Audience interaction has become two-way
When the primary means of mass communication were television, radio, and print, the audience had little opportunity to respond to received content. The Internet changed that paradigm, but the last five years have seen content producers move to actively cultivate two-way interactions with their audiences. Audiences now seek opportunities to comment on and respond to the programming that they watch while media programmers have sought ways to harness the online activity of that audience for their own marketing and revenue gain.
Two-way communication directly with the consumer is a tremendous opportunity for businesses to gain real-time feedback on messaging coming from the company. The live interaction allows for ongoing refinement and improvement to make a deeper connection with the target audience. Human connections made possible by listening and replying via social media bring the audience closer to a brand and softens the barrier that exists when people feel as if they’re talking to a company that views them strictly as a potential sale. Audiences are less likely to tolerate un-targeted shotgun style communications.
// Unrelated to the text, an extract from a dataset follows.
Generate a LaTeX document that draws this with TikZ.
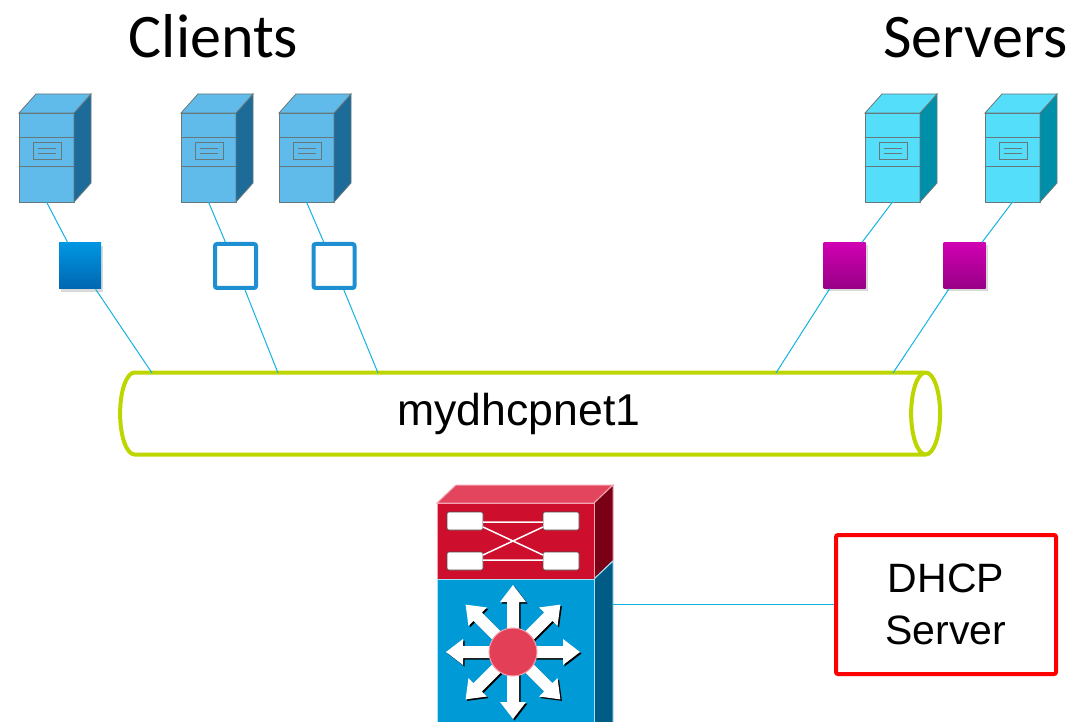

Content programmers are moving beyond traditional television rating systems to measure the level of audience interest in their product. By measuring the volume of show-related posts to social media platforms like Twitter, they can gain insight into how engaged the audience is with their content.
Viewing audiences also benefit from the emphasis that programmers have placed on encouraging social media activity around their products. As a consequence of the “second screen” phenomenon precipitated by the rapid adoption of devices like the iPad, home viewers are engaging with like-minded fans and sharing their responses to show developments in real time. If the volume of tweets mentioning popular shows like Game of Thrones or Pretty Little Liars is any indication, fans clearly enjoy the sense of community that live commentary creates.
Audiences don’t just receive the news, they report it
Television, radio, and print-based news of the past used to be delivered to audiences in one direction only: from the publisher to the viewer, listener, or reader. Because they controlled the means of distribution, powerful media outlets used to control how, when, or even if news was distributed. With the powerful distribution networks of the Internet now in the hands of the masses, old media outlets no longer control the dissemination of information.
Recent high-profile news stories which were either announced or covered by private sources include Whitney Houston’s death in 2012 (reported on Twitter over an hour before press outlets picked it up); Osama bin Laden’s death in 2011 (reported by an IT consultant a full day before President Obama announced it to the world); and the live chase of the Boston Marathon bombers in 2013 in which mainstream news channels relied heavily upon citizen updates. Traditional media have recognized this trend and even begun to tap into it to augment their reporting. An example of this was filmed in the documentary Page One: Inside the New York Times. Blogger-turned-staffer Brian Stelter was one of the first at the paper to make extensive use of Twitter-based sources for reporting.
In the last five years, the mobile devices carried by a majority of Americans have become more capable. Compared to 2010, the smartphones of 2015 can take higher quality photographs and videos and transmit them over the Internet at higher speeds. Now holding the technological equivalent of the old “Eyewitness TV” news van in their palms, private citizens are recording events taking place around them, wherever and whenever they might happen. As with news stories that break on Twitter, mainstream commercial news outlets have responded to that trend too.
In 2013 NBC News made several investments in the mobile video market, one of which was in a company called Stringwire which allows users to stream real-time video using a mobile app on their smartphones. NBC News plans to use it to allow citizens witnessing newsworthy events to upload their video to NBC News for broadcast, effectively harnessing a nation of amateur videographers for their own use, free of charge.
The concept of “the audience” has changed dramatically in the last five years. Internet-connected mobile devices have liberated powerful computing resources from the old desktop, moving those capabilities out of the work or home office and into the open world, traveling freely with the mobile device owners. That same mobility, coupled with the rise of social media platforms like Twitter, have turned a once passive audience into a responsive one, an audience that communicates back to content producers in real time. Not only are private citizens using the power of their mobile devices to influence the programming decisions made by commercial news and entertainment outlets, they’re using it to record and break the news themselves, completely bypassing the old control systems of traditional mainstream media. The audience at home and at large in the world has become a partner—in some cases official and in others unsanctioned—with brands, television content producers and news outlets. This change is fundamental and permanent.